Davos 2023: Financing the Sustainable Energy Transition is Essential for the World’s Climate Survival
The Swiss Alps never fail to lift the mood – their endless beauty and dramatic skylines allowing us to contemplate the wonders of the natural world. And as we contemplate their majesty and fragility, the desire to protect all we see is a powerful, visceral emotion. Distinguished global thought leaders meeting at the World Economic Forum in Davos in January certainly felt this way, making impassioned pleas for environmental stewardship, international cooperation and urgent action to mitigate the worst impacts of man-made climate change.

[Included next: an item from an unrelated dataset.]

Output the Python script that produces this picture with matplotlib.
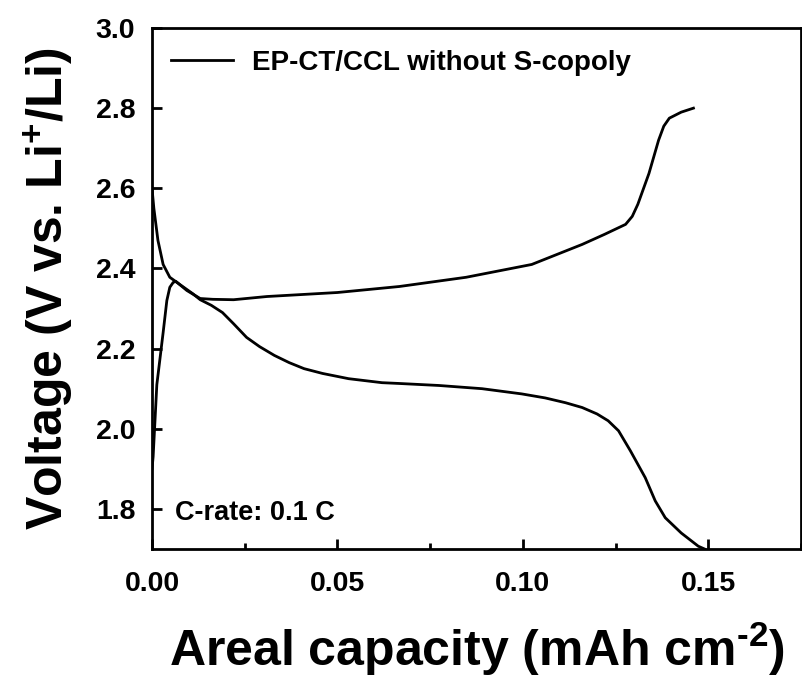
import matplotlib
matplotlib.use("Agg")
import matplotlib.pyplot as plt
from matplotlib.ticker import MultipleLocator

plt.rcParams['font.family'] = ['Liberation Sans', 'DejaVu Sans']
plt.rcParams['font.weight'] = 'bold'
plt.rcParams['mathtext.fontset'] = 'custom'
plt.rcParams['mathtext.rm'] = 'Liberation Sans:bold'
plt.rcParams['mathtext.default'] = 'rm'

# discharge branch (areal capacity, voltage)
dis_cap = [0.0, 0.0005, 0.0016, 0.003, 0.0048, 0.0075, 0.011, 0.013, 0.016, 0.019,
           0.022, 0.0255, 0.029, 0.033, 0.037, 0.041, 0.046, 0.053, 0.062, 0.0667,
           0.0774, 0.089, 0.0997, 0.106, 0.1115, 0.116, 0.120, 0.123, 0.1258,
           0.129, 0.133, 0.1357, 0.1384, 0.1427, 0.1473, 0.149]
dis_v = [2.60, 2.55, 2.47, 2.41, 2.378, 2.36, 2.337, 2.322, 2.308, 2.29,
         2.262, 2.228, 2.205, 2.183, 2.165, 2.15, 2.138, 2.125, 2.115, 2.113,
         2.108, 2.10, 2.087, 2.077, 2.065, 2.053, 2.037, 2.02, 1.995,
         1.945, 1.878, 1.82, 1.778, 1.74, 1.707, 1.70]

# charge branch
chg_cap = [0.0, 0.0003, 0.0013, 0.003, 0.004, 0.0048, 0.0057, 0.0064, 0.0094,
           0.013, 0.0164, 0.022, 0.031, 0.05, 0.0667, 0.0847, 0.1024, 0.116,
           0.122, 0.1277, 0.1295, 0.131, 0.134, 0.1366, 0.138, 0.1395, 0.1427,
           0.146]
chg_v = [1.90, 1.93, 2.11, 2.24, 2.32, 2.353, 2.365, 2.368, 2.345,
         2.325, 2.323, 2.322, 2.33, 2.34, 2.355, 2.378, 2.41, 2.46,
         2.485, 2.51, 2.53, 2.56, 2.637, 2.72, 2.755, 2.775, 2.79, 2.80]

series_label = 'EP-CT/CCL without S-copoly'

fig = plt.figure(figsize=(8.03, 6.86), dpi=100)
ax = fig.add_axes([0.1893, 0.1997, 0.8082, 0.7595])

ax.plot(dis_cap, dis_v, color='black', lw=2.0, label=series_label)
ax.plot(chg_cap, chg_v, color='black', lw=2.0)

ax.set_xlim(0, 0.175)
ax.set_ylim(1.7, 3.0)
ax.xaxis.set_major_locator(MultipleLocator(0.05))
ax.xaxis.set_minor_locator(MultipleLocator(0.025))
ax.yaxis.set_major_locator(MultipleLocator(0.2))
ax.xaxis.set_major_formatter(plt.FormatStrFormatter('%.2f'))
ax.yaxis.set_major_formatter(plt.FormatStrFormatter('%.1f'))

ax.tick_params(axis='both', which='major', direction='in', length=7, width=2,
               labelsize=20.5, pad=12)
ax.tick_params(axis='x', which='major', pad=16)
ax.tick_params(axis='x', which='minor', direction='in', length=4, width=2)
ax.tick_params(top=False, right=False)
for sp in ax.spines.values():
    sp.set_linewidth(2)

ax.set_xlabel(r'Areal capacity (mAh cm$^{\text{-}2}$)', fontsize=36,
              fontweight='bold', labelpad=16)
ax.set_ylabel('Voltage (V vs. Li$^{+}$/Li)', fontsize=36, fontweight='bold',
              labelpad=14)

ax.legend(loc='upper left', frameon=False, fontsize=20, handlelength=2.2,
          handletextpad=0.7, borderaxespad=0.3, bbox_to_anchor=(0.0, 0.995))
ax.text(0.035, 0.055, 'C-rate: 0.1 C', transform=ax.transAxes, fontsize=19.5,
        fontweight='bold')

fig.savefig('out.png', dpi=100)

But the simple truth is that global warming is not going to be solved by taking more action in Western Europe, where the carbon intensity of economic growth (CO2 emissions per unit of GDP) continues to fall and where total CO2 emissions are already lower today than in any non-COVID year since 1964. Nor is the solution to be found in the United States, where total emissions have been falling for more than twenty years.
Back in our Alpine paradise, we see that Switzerland’s total CO2 emissions in 2021 – the latest available figures - amounted to just 35 million tons (Mt). That’s for a full calendar year. Compare this to China whose emissions last year were 31.5 million tons per day or to India’s 52.1 million tons per week. Switzerland is responsible for less than one-thousandth of the world’s total CO2 emissions.
Obviously, Switzerland is a small country. But its much bigger neighbour, Germany, produces just 1.8% of global emissions and the UK just 1.6%. It takes China just 3 weeks to emit the same amount of CO2 that Germany does in a full year.
For all its tiny contribution to the planet’s problem, the fact remains that Swiss glaciers are shrinking. Davos delegates saw far less snow than in previous years and many of the lower-lying ski destinations across Europe are currently struggling to stay open. The symptoms of global warming are clearly visible in Switzerland but the root cause is thousands of kilometres away.
The eight largest economies in Asia collectively produce 18.9 billion tons of CO2 per annum. And though China accounts for more than 70% of this, the other seven have greater total emissions than the entire EU-27 group of nations. These Asian countries - driven by rapid economic and population growth - are increasing both their CO2 emissions and the carbon intensity of their output. A just and sustainable energy transition for them is an urgent global priority, delivering for the region’s Industrial Revolution without the environmental damage and pollution suffered in Europe and North America when countries there first grew prosperous.
The benefits of investment in Asia’s energy infrastructure – greening its electricity production, stabilising its transmission grids, and making it more efficient – will be felt not just in that region, but around the world. Global warming is, by definition, a global problem and addressing its primary cause will benefit everyone. Not just the rapidly growing populations in Asia’s South and South-Eastern nations, but coastal atolls, small island states and even, yes, Swiss alpine resorts.
Key to this energy transition is understanding not just why Asia matters in its own right, but why it is so important to the rest of the world. For Europe and North America to offshore vast swathes of manufacturing industry to that continent then to lecture about emissions is not just hypocritical, but ultimately self-defeating in the absence of remedial action. There is only one planet and its weather systems are both complex and interconnected. Asia matters to all of us.
Mobilising capital at pace and at scale to support and accelerate the region’s energy transition is of the utmost urgency. Yes, we can all play our very modest part in Western Europe but diligently recycling our trash and signalling our virtue by driving $70,000 electric cars is really not going to shift the dial on climate change globally.
Instead, we should be investing in real assets that have real and measurable impact. Already, fund managers in Europe have downgraded more than $140bn in so-called ESG and sustainability-branded products which they fear would leave them vulnerable to regulatory sanctions under the EU’s SFDR reporting regime. Downgrading their classifications from Article 9 to 8, or from 8 to 6 is a tacit acknowledgment that financial assets cannot meet the sometimes exaggerated claims of their sponsors. These funds would be better utilised to meet the pressing needs of the real world and to finance a just and fair energy transition.
Energy policy across the Asia region is framed to attract foreign capital to fund the development of sustainable infrastructure assets. With the public and private sectors working together, long-term contracts, the rule of law, rapid economic growth and sheer demand pressure make this the decade of Asian investment opportunity. For international investors, financing Asia’s energy future has never looked like a more attractive proposition.